Cleaning Files

vek has asked for the wisdom of the Perl Monks concerning the following question:

Esteemed Monks,

I just had to whip up a quick XML filtering prog to cleanup some nastily formatted XML files. Here's a quick snippet:

<?xml version="1.0"?>
<!DOCTYPE VersionMaint PUBLIC  "- EN"  "http://path-to/the-dtd">
<VersionMaint>
   <MaintLevelInfo>
      <MaintId>
      </MaintId>
   </MaintLevelInfo>
   <MaintRequest>
      <AppId>987624</AppId>
      <AppName>TriggerVar</AppName>
   </MaintRequest>
</VersionMaint>
[download]

The goal being to cleanup any empty block (in this example the MaintLevelInfo and MaintId blocks but there are more, sometimes 3 or 4 levels of empty blocks). The following code works but it just feels bad, I'm thinking there has to be a better way surely:

sub filterXML {
   my $xml = shift;
   my @xmlPieces = split (/\n/, $xml);

   my ($tmpFilter, $flag) = filter (\@xmlPieces);

   while ($flag) { 
      ($tmpFilter, $flag) = filter ($tmpFilter);
   }
   my $filtered = join "\n", @$tmpFilter;
   return $filtered;
}

sub filter {
   my $items = shift;
   my (@new, $prev, $haveFiltered);
   for my $xmlLine (@$items) {
      my $test = $xmlLine;
      $test =~ s/^\s+//g;
      if ($test =~ /^<\// && $prev =~ /^<\w/) {
         unless ($prev =~ /<(.*)>(.*)<(.*)>/) {
            pop @new;
            $prev = $test;
            $haveFiltered++;
            next;
         }
      }
      push (@new, $xmlLine);
      $prev = $test;
   }
   return (\@new, $haveFiltered);
}
[download]

Needless to say there's nothing I can do about the way the XML is originally formatted, I'm just the lucky fellow who has to fix it.

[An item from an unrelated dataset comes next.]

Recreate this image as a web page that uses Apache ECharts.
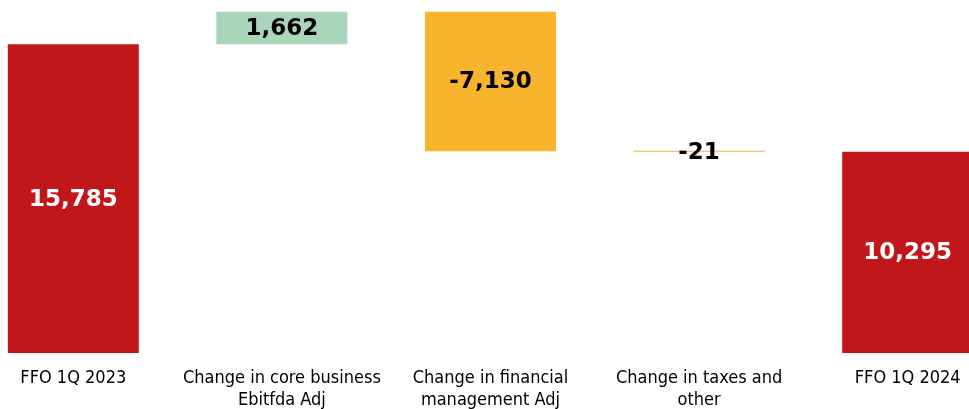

Comment on Cleaning Files Select or Download Code

Replies are listed 'Best First'.
Re: Cleaning Files by theguvnor (Chaplain) on Jan 24, 2002 at 06:45 UTC
It has been said by Monks wiser than myself that just using regular expressions is doomed to failure. I suggest reading XML::Parser Tutorial for a good discussion of the reasons. Or you could do some research on your own by looking at the XML modules in CPAN starting with XML::Parser. Because your goal (cleaning up empty tag blocks) is fairly straightforward, you might even be able to get away with XML::Simple which I have found to be just that, very simple to use. Good luck.	[reply]
Re: Re: Cleaning Files by vek (Prior) on Jan 24, 2002 at 10:25 UTC
I really must learn to clarify my posts. I'm not trying to parse the XML, just clean it before it is picked up on our FTP server by another department. I'm the middle man here - neither the generator of said XML nor the intended recipient. Thanks anyway for your suggestion. UPDATE - Thanks theguvnor, you're right of course - I am obviously parsing here. I also agree that regex parsing is a complete no-no for any form of long-term XML parsing solution (I use XML::Parser very frequently actually). The program I whipped up was a quick hack of a "fix" program that would be used on XML that I could guarantee would not change format, hence regex parsing is not as scary (perhaps). The thought being that "proper" XML parsing with a reputable parser (i.e XML::Parser) and then re-writing the XML out was overkill. Then again, perhaps it was a mistake to even post my code (grin) (it does work afterall) as I should have known I'd be taken out back and beaten with a stick for even mentioning XML and regex in the same breath (grin). Thanks again mate, I do appreciate your answers as it was obviously a dodgy post judging from the lack of overall response ;)	[reply]
Re: Re: Re: Cleaning Files by theguvnor (Chaplain) on Jan 24, 2002 at 22:15 UTC
Ah, but in order to clean it, you must do some kind of parsing. (That's what the process of reading a text stream in order to perform operations that will output a transformed text stream is.) My point is that regular expressions alone are prone to failure. But if you're looking to do a RE only solution, and you're ONLY looking to remove EMPTY tags then something involving a match on >< with a look-behind for < and look-ahead for > might do... Good luck in any event! Update: I'm not claiming to have a dictionary definition of parsing, I was just trying to explain how I see the situation: reading the file, separating tag from text, and throwing away the empty tags... in short, parsing :) Update: no problem vek, I didn't think it was a dodgy post in the least, and I wasn't trying to beat you down at all - in fact it sounds like you have way more experience with XML parsing than I do! Code on brother....	[reply]